··· DATA SHOWN

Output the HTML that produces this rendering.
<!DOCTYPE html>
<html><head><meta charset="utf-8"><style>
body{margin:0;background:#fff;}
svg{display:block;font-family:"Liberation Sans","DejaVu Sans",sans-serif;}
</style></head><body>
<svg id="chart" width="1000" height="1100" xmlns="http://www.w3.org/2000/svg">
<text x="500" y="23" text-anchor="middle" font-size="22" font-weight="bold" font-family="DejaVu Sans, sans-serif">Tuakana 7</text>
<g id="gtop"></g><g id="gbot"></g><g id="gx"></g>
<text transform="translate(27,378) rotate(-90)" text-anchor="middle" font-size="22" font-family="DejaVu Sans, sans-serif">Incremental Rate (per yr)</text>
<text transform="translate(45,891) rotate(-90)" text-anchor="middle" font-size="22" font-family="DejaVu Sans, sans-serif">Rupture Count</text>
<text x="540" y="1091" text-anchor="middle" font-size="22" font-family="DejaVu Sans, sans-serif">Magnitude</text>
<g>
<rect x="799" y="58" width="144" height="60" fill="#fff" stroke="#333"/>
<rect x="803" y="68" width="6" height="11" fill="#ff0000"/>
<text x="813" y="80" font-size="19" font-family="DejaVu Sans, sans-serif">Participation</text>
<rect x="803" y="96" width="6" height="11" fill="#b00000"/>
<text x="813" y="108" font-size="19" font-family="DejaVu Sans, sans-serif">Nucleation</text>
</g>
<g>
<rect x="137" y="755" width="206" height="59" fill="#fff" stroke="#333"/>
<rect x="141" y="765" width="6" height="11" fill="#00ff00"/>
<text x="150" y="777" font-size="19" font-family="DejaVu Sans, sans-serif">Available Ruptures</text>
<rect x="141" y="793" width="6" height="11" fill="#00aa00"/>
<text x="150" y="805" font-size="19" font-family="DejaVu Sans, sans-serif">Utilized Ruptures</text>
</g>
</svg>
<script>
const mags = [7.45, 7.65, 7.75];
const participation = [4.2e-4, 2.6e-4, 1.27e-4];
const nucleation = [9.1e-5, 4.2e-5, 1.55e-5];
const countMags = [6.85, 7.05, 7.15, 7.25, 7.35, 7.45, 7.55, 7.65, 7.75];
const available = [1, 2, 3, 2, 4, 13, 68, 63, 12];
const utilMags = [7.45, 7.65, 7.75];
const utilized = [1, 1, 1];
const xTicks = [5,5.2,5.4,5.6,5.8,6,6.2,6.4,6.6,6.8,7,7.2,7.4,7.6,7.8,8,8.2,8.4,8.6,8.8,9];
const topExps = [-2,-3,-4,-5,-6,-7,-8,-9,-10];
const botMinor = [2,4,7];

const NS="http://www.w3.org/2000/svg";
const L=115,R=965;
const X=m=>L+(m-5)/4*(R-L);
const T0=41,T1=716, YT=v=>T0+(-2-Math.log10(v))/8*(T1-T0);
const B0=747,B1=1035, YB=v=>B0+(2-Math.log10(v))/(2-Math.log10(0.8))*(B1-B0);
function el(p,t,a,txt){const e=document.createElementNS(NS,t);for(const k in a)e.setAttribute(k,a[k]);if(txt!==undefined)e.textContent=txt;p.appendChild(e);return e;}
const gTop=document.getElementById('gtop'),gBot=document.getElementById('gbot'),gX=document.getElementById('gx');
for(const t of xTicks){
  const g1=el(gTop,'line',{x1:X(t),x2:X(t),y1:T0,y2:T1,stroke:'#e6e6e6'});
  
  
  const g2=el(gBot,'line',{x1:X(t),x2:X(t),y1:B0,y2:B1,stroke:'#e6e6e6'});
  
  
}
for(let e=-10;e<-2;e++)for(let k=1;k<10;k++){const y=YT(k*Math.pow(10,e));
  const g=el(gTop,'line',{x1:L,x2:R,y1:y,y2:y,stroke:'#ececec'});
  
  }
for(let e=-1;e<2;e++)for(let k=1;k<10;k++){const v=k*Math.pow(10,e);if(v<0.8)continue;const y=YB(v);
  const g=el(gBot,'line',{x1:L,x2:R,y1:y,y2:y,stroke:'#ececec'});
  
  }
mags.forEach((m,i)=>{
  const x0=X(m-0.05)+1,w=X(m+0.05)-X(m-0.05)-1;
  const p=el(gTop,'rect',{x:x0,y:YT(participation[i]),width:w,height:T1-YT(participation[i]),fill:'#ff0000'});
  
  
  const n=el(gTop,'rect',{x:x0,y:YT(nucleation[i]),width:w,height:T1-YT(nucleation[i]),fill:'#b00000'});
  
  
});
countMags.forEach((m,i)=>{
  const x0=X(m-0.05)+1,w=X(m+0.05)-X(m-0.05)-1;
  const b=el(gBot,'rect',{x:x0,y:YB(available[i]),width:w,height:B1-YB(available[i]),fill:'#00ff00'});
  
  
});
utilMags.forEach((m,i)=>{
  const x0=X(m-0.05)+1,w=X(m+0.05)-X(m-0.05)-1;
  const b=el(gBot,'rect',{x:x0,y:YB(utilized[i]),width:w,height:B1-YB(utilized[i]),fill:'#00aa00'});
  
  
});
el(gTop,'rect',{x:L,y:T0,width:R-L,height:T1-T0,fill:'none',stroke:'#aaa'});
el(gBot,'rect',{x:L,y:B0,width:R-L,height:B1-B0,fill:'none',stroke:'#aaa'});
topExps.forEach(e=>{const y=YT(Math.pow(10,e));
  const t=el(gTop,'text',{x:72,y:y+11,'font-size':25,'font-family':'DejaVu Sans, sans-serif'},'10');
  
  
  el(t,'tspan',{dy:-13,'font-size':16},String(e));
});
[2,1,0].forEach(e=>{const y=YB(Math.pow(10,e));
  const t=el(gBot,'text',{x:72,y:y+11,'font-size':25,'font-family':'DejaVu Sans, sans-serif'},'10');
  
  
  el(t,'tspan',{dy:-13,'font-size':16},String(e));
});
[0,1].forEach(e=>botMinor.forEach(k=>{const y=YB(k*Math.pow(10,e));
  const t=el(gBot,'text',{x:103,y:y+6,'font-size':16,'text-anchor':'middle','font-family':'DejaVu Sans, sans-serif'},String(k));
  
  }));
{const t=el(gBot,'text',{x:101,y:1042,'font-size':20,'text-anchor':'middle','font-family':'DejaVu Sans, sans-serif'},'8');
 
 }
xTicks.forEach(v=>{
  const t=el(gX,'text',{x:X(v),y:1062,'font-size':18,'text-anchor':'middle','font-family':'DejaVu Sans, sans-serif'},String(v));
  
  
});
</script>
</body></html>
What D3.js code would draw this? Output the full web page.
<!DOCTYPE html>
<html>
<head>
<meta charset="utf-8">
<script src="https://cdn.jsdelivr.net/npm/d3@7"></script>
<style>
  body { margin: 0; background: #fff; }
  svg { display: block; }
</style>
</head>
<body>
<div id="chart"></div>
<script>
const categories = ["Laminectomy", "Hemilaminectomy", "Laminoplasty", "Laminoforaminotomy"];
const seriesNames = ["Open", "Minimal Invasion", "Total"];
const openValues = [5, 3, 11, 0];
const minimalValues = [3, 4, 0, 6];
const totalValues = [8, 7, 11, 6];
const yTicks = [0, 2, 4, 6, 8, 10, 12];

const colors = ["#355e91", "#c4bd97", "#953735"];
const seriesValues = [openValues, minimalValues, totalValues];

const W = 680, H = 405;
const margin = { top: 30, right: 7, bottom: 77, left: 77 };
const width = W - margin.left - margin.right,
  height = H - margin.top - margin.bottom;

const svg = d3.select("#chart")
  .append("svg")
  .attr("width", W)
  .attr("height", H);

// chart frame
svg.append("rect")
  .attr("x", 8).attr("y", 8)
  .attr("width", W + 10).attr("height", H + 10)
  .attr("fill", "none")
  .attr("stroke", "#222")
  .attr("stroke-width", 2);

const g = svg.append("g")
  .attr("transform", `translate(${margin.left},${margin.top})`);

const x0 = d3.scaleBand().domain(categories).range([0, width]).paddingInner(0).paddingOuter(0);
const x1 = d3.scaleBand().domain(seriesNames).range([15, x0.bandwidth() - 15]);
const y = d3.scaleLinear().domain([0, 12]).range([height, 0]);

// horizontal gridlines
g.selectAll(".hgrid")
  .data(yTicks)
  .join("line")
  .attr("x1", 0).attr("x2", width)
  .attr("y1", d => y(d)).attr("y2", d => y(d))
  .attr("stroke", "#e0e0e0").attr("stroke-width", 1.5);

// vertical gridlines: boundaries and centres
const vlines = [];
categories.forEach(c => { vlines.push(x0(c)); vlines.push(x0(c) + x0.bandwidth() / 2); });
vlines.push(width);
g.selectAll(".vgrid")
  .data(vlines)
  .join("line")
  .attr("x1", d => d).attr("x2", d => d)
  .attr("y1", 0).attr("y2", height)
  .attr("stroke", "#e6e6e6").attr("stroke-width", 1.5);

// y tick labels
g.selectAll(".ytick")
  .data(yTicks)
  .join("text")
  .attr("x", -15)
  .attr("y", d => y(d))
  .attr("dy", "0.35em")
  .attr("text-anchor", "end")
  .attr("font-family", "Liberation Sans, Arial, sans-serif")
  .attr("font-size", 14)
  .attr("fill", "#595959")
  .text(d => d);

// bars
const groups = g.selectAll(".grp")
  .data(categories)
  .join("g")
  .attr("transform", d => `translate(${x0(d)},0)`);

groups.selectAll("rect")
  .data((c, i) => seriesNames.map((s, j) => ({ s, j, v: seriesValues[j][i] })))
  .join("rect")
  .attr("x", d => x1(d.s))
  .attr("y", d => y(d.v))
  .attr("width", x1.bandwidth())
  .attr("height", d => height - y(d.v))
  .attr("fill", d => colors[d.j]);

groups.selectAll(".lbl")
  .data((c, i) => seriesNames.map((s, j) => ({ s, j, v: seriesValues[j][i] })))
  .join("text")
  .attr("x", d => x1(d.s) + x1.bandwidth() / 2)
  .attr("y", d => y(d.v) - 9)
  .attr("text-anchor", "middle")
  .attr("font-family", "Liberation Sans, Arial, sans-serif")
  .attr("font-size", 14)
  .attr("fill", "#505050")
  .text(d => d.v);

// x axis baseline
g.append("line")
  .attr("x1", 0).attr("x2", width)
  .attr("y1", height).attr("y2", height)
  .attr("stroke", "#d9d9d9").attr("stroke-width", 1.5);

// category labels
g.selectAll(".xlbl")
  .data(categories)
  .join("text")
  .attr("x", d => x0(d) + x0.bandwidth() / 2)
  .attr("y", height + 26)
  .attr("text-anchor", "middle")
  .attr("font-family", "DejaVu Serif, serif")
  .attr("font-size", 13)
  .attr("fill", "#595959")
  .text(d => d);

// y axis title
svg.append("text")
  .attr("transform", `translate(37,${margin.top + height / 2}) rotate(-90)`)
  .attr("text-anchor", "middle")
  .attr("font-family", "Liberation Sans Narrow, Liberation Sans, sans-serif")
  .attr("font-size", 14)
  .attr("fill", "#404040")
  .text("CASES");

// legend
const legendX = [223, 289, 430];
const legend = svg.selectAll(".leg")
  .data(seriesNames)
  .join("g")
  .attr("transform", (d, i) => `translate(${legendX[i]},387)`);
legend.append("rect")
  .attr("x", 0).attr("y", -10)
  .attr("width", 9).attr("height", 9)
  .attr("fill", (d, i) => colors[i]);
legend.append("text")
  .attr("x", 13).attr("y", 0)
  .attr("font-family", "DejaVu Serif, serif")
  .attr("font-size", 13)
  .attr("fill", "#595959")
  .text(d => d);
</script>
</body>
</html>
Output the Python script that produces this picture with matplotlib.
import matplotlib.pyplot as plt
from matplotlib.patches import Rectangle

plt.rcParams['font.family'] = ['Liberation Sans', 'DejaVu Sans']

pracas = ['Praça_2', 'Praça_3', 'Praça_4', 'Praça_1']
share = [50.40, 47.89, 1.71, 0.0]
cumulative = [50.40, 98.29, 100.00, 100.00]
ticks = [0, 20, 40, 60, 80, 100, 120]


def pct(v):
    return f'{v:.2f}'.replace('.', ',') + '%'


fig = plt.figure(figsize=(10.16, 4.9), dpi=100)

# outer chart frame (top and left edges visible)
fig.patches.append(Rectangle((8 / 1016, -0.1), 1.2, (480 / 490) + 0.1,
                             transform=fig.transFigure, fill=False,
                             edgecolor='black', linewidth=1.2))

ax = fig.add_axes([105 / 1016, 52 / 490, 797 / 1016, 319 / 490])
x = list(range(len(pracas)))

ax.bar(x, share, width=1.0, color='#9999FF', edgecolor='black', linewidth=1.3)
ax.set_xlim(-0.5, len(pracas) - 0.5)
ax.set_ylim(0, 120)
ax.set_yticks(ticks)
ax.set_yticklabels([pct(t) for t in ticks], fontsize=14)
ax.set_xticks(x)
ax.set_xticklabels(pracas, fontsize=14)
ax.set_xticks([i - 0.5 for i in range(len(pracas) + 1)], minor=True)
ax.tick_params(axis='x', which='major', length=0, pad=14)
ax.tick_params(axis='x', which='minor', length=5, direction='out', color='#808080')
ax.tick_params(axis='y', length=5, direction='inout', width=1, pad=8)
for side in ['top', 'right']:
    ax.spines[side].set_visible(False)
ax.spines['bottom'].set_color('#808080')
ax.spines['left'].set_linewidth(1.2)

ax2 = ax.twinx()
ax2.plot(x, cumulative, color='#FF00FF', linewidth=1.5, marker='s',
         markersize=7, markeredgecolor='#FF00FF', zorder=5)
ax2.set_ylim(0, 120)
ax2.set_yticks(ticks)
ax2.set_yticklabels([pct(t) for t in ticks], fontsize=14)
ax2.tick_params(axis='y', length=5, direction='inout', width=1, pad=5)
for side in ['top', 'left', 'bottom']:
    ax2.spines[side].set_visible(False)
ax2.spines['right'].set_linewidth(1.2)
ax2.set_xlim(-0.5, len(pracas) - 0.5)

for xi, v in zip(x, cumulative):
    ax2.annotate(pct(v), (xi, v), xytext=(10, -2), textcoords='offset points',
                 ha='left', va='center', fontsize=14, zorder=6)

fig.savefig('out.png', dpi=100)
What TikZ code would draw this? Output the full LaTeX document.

······

• [WHAT IS REQUIRED]
Pick out the lines containing the string "would".

• [THE COMPLETED TASK]
What D3.js code would draw this? Output the full web page.
What TikZ code would draw this? Output the full LaTeX document.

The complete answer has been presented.